Thank you, Mark, and thank you, Ewout. I wanna thank everyone for joining us today. I had a lot of fun here. This is just the beginning of S&P Global and our new vision of powering global markets. We started off today by you learning more about our vision, about our strategic framework. You heard from Ewout about our financial algorithm, about the discipline we're always gonna continue to manage with. I'm so pleased you're able to meet all the presidents because you know Ewout and I very well from our earnings calls. You hear us all the time, so I think it's really valuable you've got to meet with our presidents. I'm not gonna give any of them yellow cards. No yellow cards.
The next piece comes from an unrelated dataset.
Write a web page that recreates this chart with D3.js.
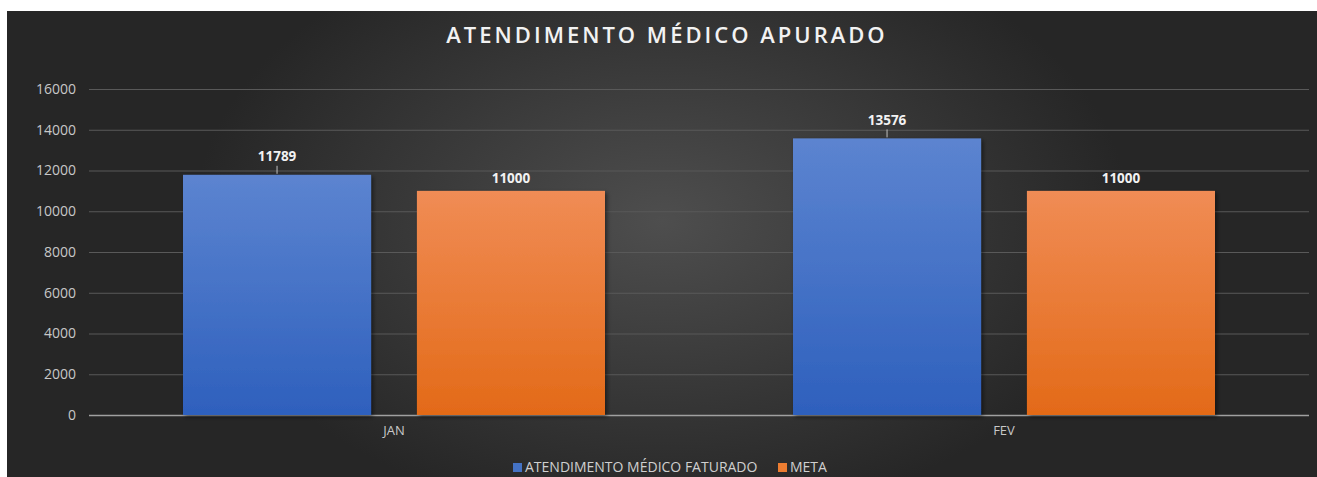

You also heard from our tech leaders, and you learned more about the way we're connecting data in completely new ways to develop opportunities to serve the markets, to bring new products, to bring a new S&P Global forward. I wanna thank our 35,000 people, in addition to the ones that made this day possible. Our people have been working through a lot of change, and they're dedicated, they're committed, and they're really fun to work with. I wanna thank all of the people in S&P Global. Finally, I wanna thank our shareholders.

Our shareholders, you have been committed, you've been supportive, and you've had a lot of confidence in us. I wanna thank you all again for joining us today. Please stick around. We're gonna have an opportunity to mingle and have some refreshments. I really appreciate everyone joining us today, and thank you for the support. Thank you very much.